Held: The United States is accountable in money damages for alleged breaches of trust in connection with its management of forest resources on allotted lands of the Quinault Reservation. Pp. 463 U. S. 211-228.
(a) The Tucker Act provides the United States' consent to suit for claims founded upon statutes or regulations that expressly or implicitly create substantive rights to money damages. Pp. 463 U. S. 211-219.

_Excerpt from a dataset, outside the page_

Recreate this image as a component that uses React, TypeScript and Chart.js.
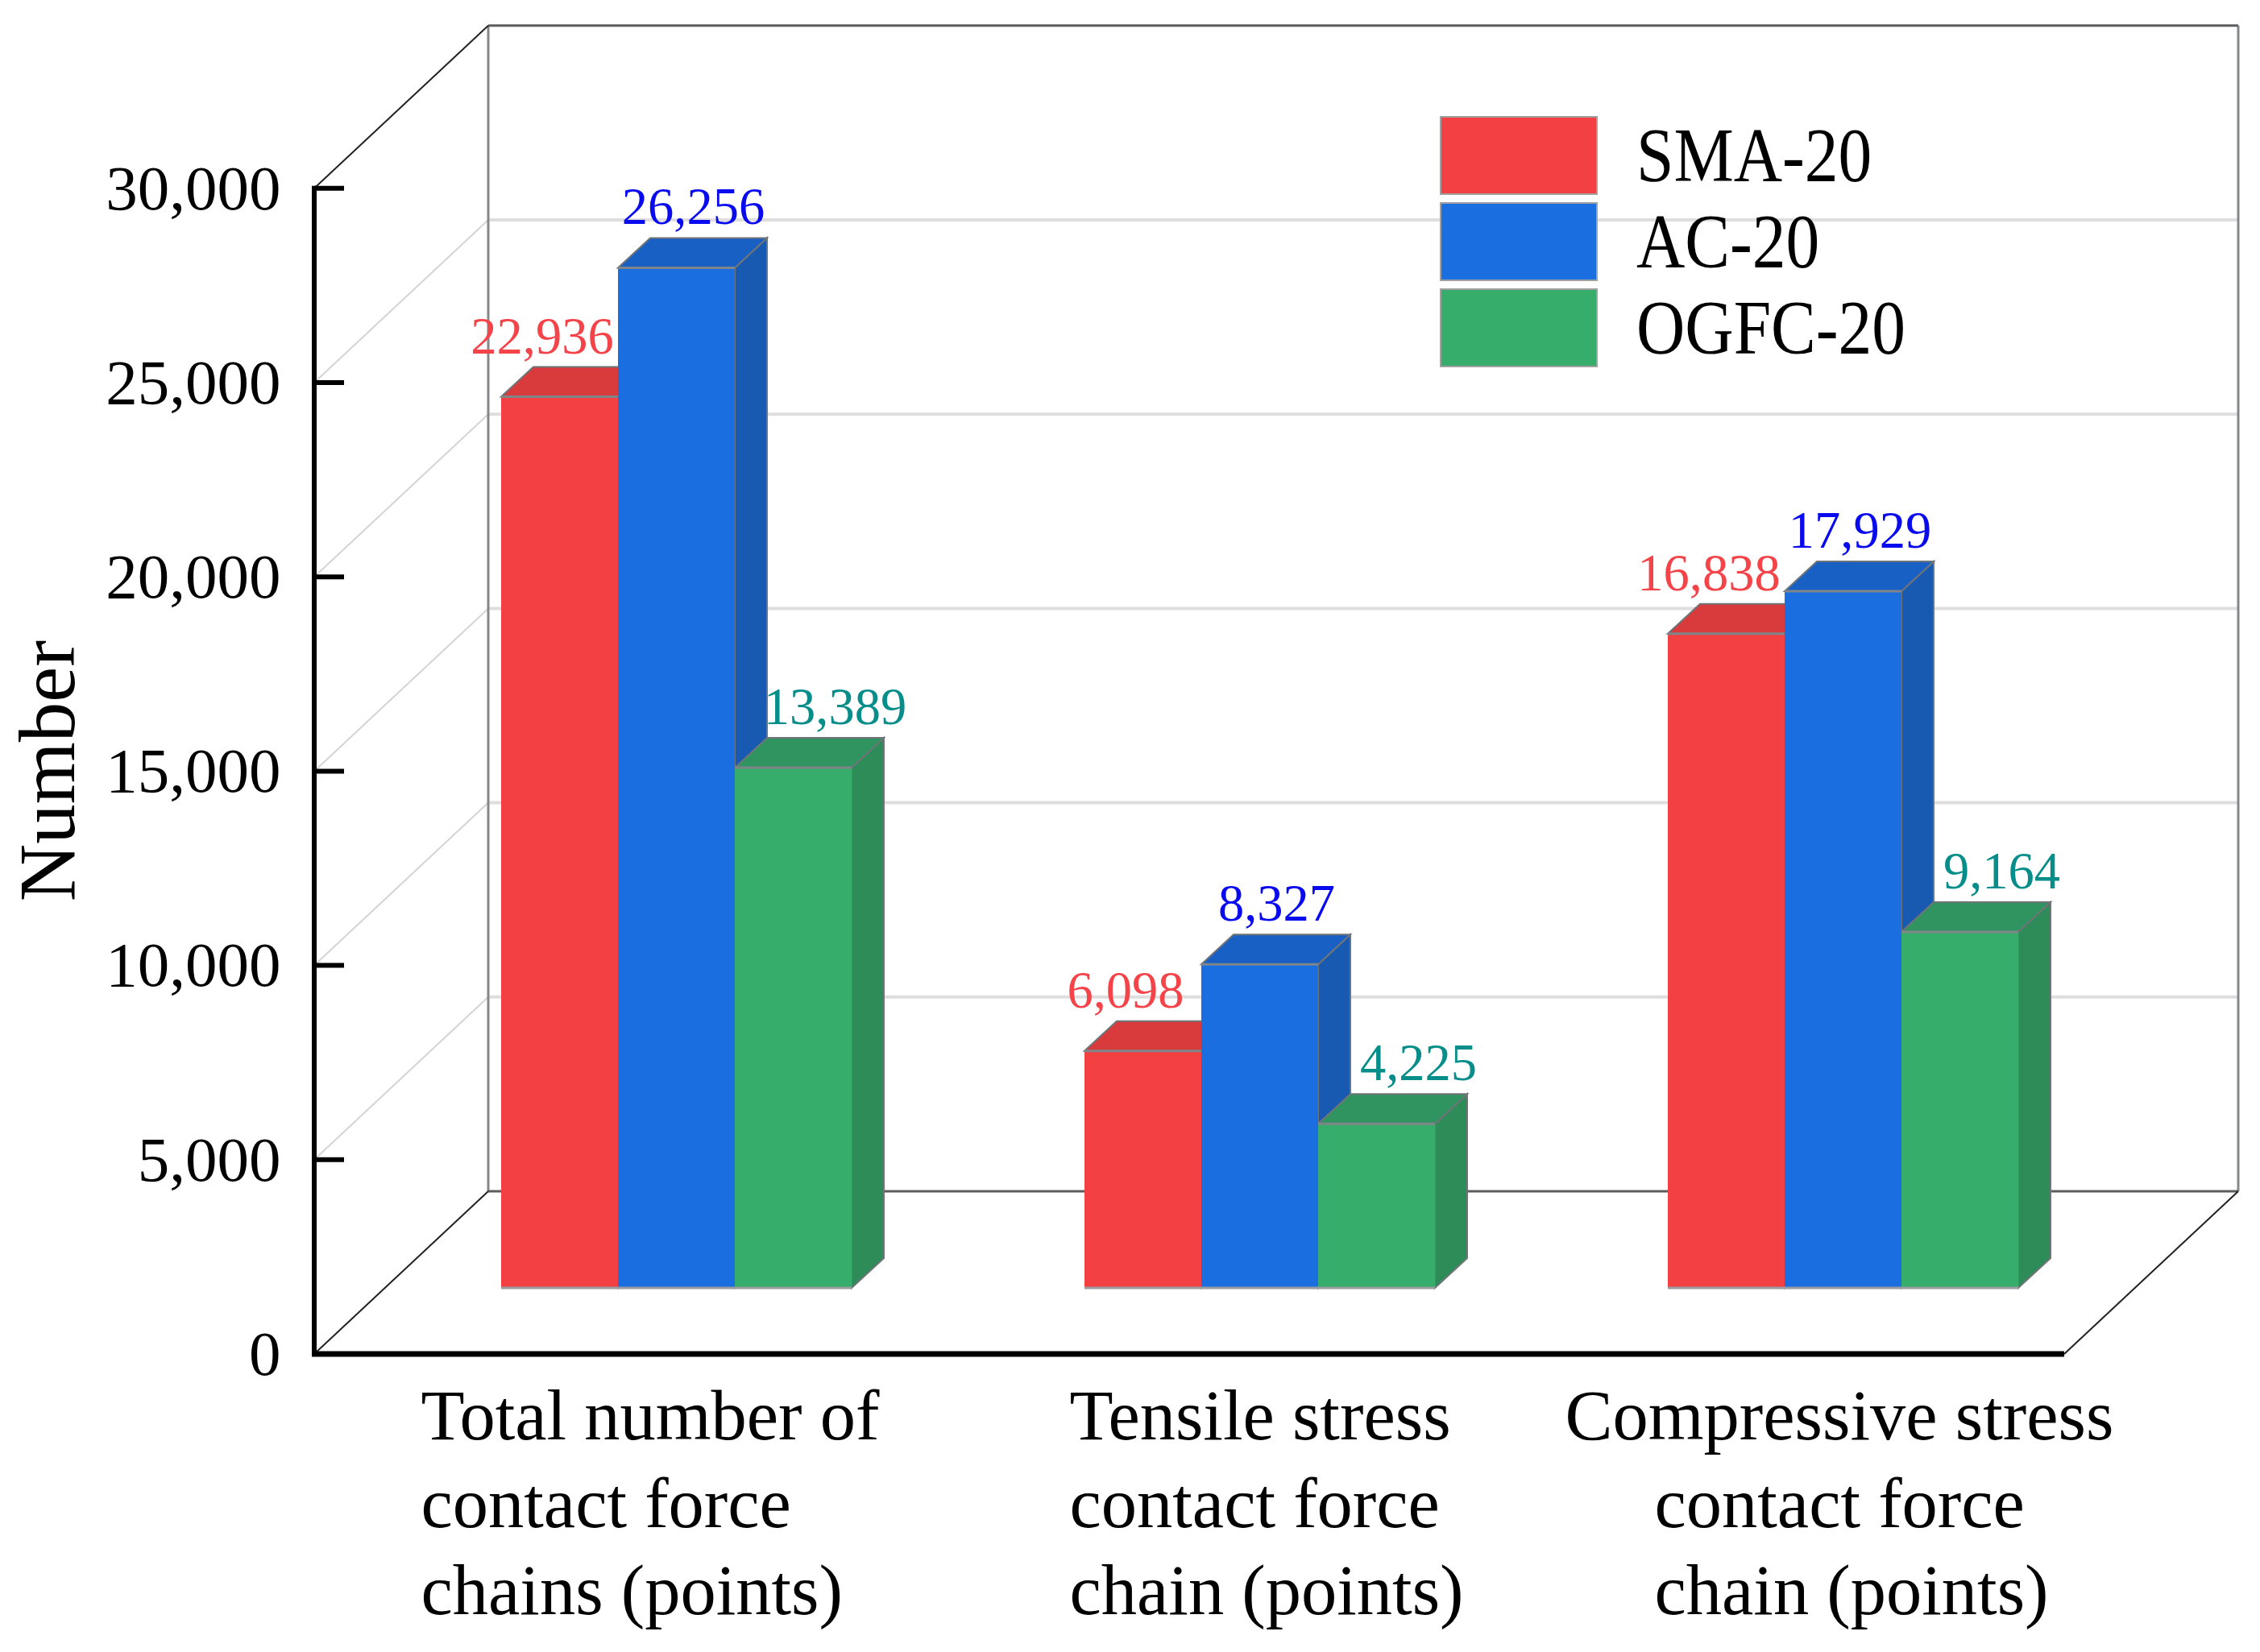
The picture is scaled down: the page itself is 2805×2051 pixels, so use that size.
import React, { useEffect, useRef } from "react";
import { Chart, registerables } from "chart.js";

Chart.register(...registerables);

const categoryLines = [
  ["Total number of", "contact force", "chains (points)"],
  ["Tensile stress", "contact force", "chain (points)"],
  ["Compressive stress", "contact force", "chain (points)"],
];
const categoryLineOffsets = [
  [-317, -317, -317],
  [-236, -236, -236],
  [-345, -234, -234],
];
const categories = ["Total", "Tensile", "Compressive"];
const sma20 = [22936, 6098, 16838];
const ac20 = [26256, 8327, 17929];
const ogfc20 = [13389, 4225, 9164];
const seriesNames = ["SMA-20", "AC-20", "OGFC-20"];
const frontColors = ["#F34042", "#1A6EDF", "#36AD6A"];
const topColors = ["#D93A3B", "#1860C4", "#2F9460"];
const sideColors = ["#C93436", "#1859B2", "#2E8C58"];
const labelColors = ["#F4444A", "#0A0AEE", "#078E8A"];
const labelDx = [-21.5, 21, 52];
const yTickValues = [0, 5000, 10000, 15000, 20000, 25000, 30000];

const SERIF = '"Liberation Serif", serif';
const PX_PER_UNIT = 241.2 / 5000;
const AREA_LEFT = 477.5;
const AREA_RIGHT = 2649.5;
const AREA_TOP = 32;
const AREA_BOTTOM = 1681;
const BAR_SHIFT_X = 87.5;
const BAR_SHIFT_Y = 82;
const WALL_DX = 216;
const WALL_DY = 202;
const BAR_DX = 40;
const BAR_DY = 37;

function line(ctx: CanvasRenderingContext2D, x1: number, y1: number, x2: number, y2: number, color: string, w: number) {
  ctx.strokeStyle = color;
  ctx.lineWidth = w;
  ctx.beginPath();
  ctx.moveTo(x1, y1);
  ctx.lineTo(x2, y2);
  ctx.stroke();
}

function poly(ctx: CanvasRenderingContext2D, pts: number[][], fill: string) {
  ctx.fillStyle = fill;
  ctx.strokeStyle = "#6f7478";
  ctx.lineWidth = 2;
  ctx.beginPath();
  pts.forEach((p, i) => (i ? ctx.lineTo(p[0], p[1]) : ctx.moveTo(p[0], p[1])));
  ctx.closePath();
  ctx.fill();
  ctx.stroke();
}

const scenePlugin = {
  id: "scene3d",
  beforeDatasetsDraw(chart: any) {
    const ctx: CanvasRenderingContext2D = chart.ctx;
    const yF = chart.scales.yF;
    const ca = chart.chartArea;
    const fl = ca.left - BAR_SHIFT_X;
    const fr = ca.right - BAR_SHIFT_X;
    const y0 = yF.getPixelForValue(yTickValues[0]);
    const yMax = yF.getPixelForValue(yTickValues[yTickValues.length - 1]);
    const bl = fl + WALL_DX;
    const br = fr + WALL_DX;
    ctx.save();
    // side wall and back wall grid
    yTickValues.slice(1, -1).forEach((v) => {
      const py = yF.getPixelForValue(v);
      line(ctx, fl, py, bl, py - WALL_DY, "#d4d4d4", 2);
      line(ctx, bl, py - WALL_DY, br, py - WALL_DY, "#dedede", 4);
    });
    // wall frame
    line(ctx, bl, yMax - WALL_DY, bl, y0 - WALL_DY, "#85888a", 3);
    line(ctx, br, yMax - WALL_DY, br, y0 - WALL_DY, "#85888a", 3);
    line(ctx, bl, yMax - WALL_DY, br, yMax - WALL_DY, "#5c5c5c", 3);
    line(ctx, bl, y0 - WALL_DY, br, y0 - WALL_DY, "#5c5c5c", 3);
    line(ctx, fl, yMax, bl, yMax - WALL_DY, "#222", 2);
    line(ctx, fl, y0, bl, y0 - WALL_DY, "#222", 2);
    line(ctx, fr, y0, br, y0 - WALL_DY, "#222", 2);
    // front axes
    line(ctx, fl, yMax - 3, fl, y0, "#000", 6);
    line(ctx, fl - 3, y0, fr, y0, "#000", 7);
    yTickValues.slice(1).forEach((v) => {
      const py = yF.getPixelForValue(v);
      line(ctx, fl, py, fl + 37, py, "#000", 6);
    });
    // 3D faces, left to right; library bars (front faces) go over them
    const bars: { ds: number; el: any }[] = [];
    chart.data.datasets.forEach((_: any, ds: number) => {
      chart.getDatasetMeta(ds).data.forEach((el: any) => bars.push({ ds, el }));
    });
    bars.sort((a, b) => a.el.x - b.el.x);
    bars.forEach(({ ds, el }) => {
      const left = el.x - el.width / 2;
      const right = el.x + el.width / 2;
      const top = el.y;
      const base = el.base;
      poly(ctx, [[right, top], [right + BAR_DX, top - BAR_DY], [right + BAR_DX, base - BAR_DY], [right, base]], sideColors[ds]);
      poly(ctx, [[left, top], [left + BAR_DX, top - BAR_DY], [right + BAR_DX, top - BAR_DY], [right, top]], topColors[ds]);
    });
    ctx.restore();
  },
  afterDatasetsDraw(chart: any) {
    const ctx: CanvasRenderingContext2D = chart.ctx;
    const x = chart.scales.x;
    ctx.save();
    // grey top and bottom edges of the front faces
    chart.data.datasets.forEach((_: any, ds: number) => {
      chart.getDatasetMeta(ds).data.forEach((el: any) => {
        const left = el.x - el.width / 2;
        const right = el.x + el.width / 2;
        line(ctx, left, el.y, right, el.y, "#80858a", 3);
        line(ctx, left, el.base, right, el.base, "#9a9ea2", 3);
      });
    });
    // value labels
    ctx.font = `64.5px ${SERIF}`;
    ctx.textAlign = "center";
    ctx.textBaseline = "alphabetic";
    chart.data.datasets.forEach((d: any, ds: number) => {
      chart.getDatasetMeta(ds).data.forEach((el: any, i: number) => {
        ctx.fillStyle = labelColors[ds];
        ctx.fillText(d.data[i].toLocaleString("en-US"), el.x + labelDx[ds], el.y - 54);
      });
    });
    // category labels
    ctx.font = `88.5px ${SERIF}`;
    ctx.textAlign = "left";
    ctx.fillStyle = "#000";
    categoryLines.forEach((lines, i) => {
      const cx = x.getPixelForValue(i);
      lines.forEach((t, j) => ctx.fillText(t, cx + categoryLineOffsets[i][j], 1787 + j * 108.5));
    });
    // axis title
    ctx.save();
    ctx.translate(92, 957);
    ctx.rotate(-Math.PI / 2);
    ctx.textAlign = "center";
    ctx.font = `99px ${SERIF}`;
    ctx.fillText("Number", 0, 0);
    ctx.restore();
    // legend
    seriesNames.forEach((name, i) => {
      const top = 145 + i * 107;
      ctx.fillStyle = frontColors[i];
      ctx.strokeStyle = "#a0a0a0";
      ctx.lineWidth = 2;
      ctx.fillRect(1788, top, 194, 96);
      ctx.strokeRect(1788, top, 194, 96);
      ctx.save();
      ctx.translate(2031, top + 80);
      ctx.scale(0.87, 1);
      ctx.font = `96px ${SERIF}`;
      ctx.fillStyle = "#000";
      ctx.fillText(name, 0, 0);
      ctx.restore();
    });
    ctx.restore();
  },
};

export default function App() {
  const ref = useRef<HTMLCanvasElement | null>(null);
  useEffect(() => {
    document.body.style.margin = "0";
    const areaH = AREA_BOTTOM - AREA_TOP;
    const chart = new Chart(ref.current as HTMLCanvasElement, {
      type: "bar",
      data: {
        labels: categories,
        datasets: [sma20, ac20, ogfc20].map((data, i) => ({
          label: seriesNames[i],
          data,
          yAxisID: "y",
          backgroundColor: frontColors[i],
          borderWidth: 0,
          barPercentage: 1,
          categoryPercentage: 435 / 724,
        })),
      },
      options: {
        responsive: false,
        devicePixelRatio: 1,
        animation: false,
        layout: {
          padding: {
            left: 0,
            top: AREA_TOP,
            right: 2805 - AREA_RIGHT,
            bottom: 2051 - AREA_BOTTOM,
          },
        },
        plugins: { legend: { display: false }, tooltip: { enabled: false }, title: { display: false } },
        scales: {
          x: { display: false, offset: true, grid: { display: false } },
          y: {
            display: false,
            bounds: "data",
            min: -BAR_SHIFT_Y / PX_PER_UNIT,
            max: (areaH - BAR_SHIFT_Y) / PX_PER_UNIT,
          },
          yF: {
            position: "left",
            bounds: "data",
            min: 0,
            max: areaH / PX_PER_UNIT,
            border: { display: false },
            grid: { display: false, drawTicks: false },
            afterBuildTicks(scale: any) {
              scale.ticks = yTickValues.map((value) => ({ value }));
            },
            afterFit(scale: any) {
              scale.width = AREA_LEFT;
              scale.paddingTop = 0;
              scale.paddingBottom = 0;
            },
            ticks: {
              padding: 129,
              labelOffset: 5,
              autoSkip: false,
              color: "#000",
              font: { family: SERIF, size: 79 },
              callback: (v: any) => Number(v).toLocaleString("en-US"),
            },
          },
        },
      } as any,
      plugins: [scenePlugin],
    });
    return () => chart.destroy();
  }, []);
  return <canvas ref={ref} width={2805} height={2051} style={{ display: "block" }} />;
}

(b) In contrast to the bare trust created by the General Allotment Act, United States v. Mitchell, 445 U. S. 535, the statutes and regulations upon which respondents have based their money claims clearly give the Federal Government full responsibility to manage Indian resources and land for the Indians' benefit. They thereby establish a fiduciary relationship and define the contours of the United States' fiduciary responsibilities. Moreover, a fiduciary relationship necessarily arises when the Government assumes such elaborate control over forests and property belonging to Indians. All of the necessary elements of a common law trust are present. a trustee (the United States), a beneficiary (the Indian allottees), and a trust corpus (Indian timber, lands, and funds). Because the statutes and regulations at issue clearly establish a fiduciary obligation of the Government in the management and operation of Indian lands and resources, they can fairly be interpreted as mandating compensation by the Government for damages sustained. Given the existence of a trust relationship, it follows that the Government should be liable in damages for the breach of its fiduciary duties. A damages
remedy also furthers the purposes of the statutes and regulations, which clearly require the Secretary of the Interior to manage Indian resources so as to generate proceeds for the Indians. Prospective equitable remedies -- declaratory, injunctive, or mandamus relief -- in the context of this case would be totally inadequate. Pp. 463 U. S. 219-228.
229 Ct.Cl. 1, 664 F.2d 265, affirmed and remanded.
MARSHALL, J., delivered the opinion of the Court, in which BURGER, C.J., and BRENNAN, WHITE, BLACKMUN, and STEVENS, JJ., joined. POWELL, J., filed a dissenting opinion, in which REHNQUIST and O'CONNOR, JJ., joined, post, p. 463 U. S. 228.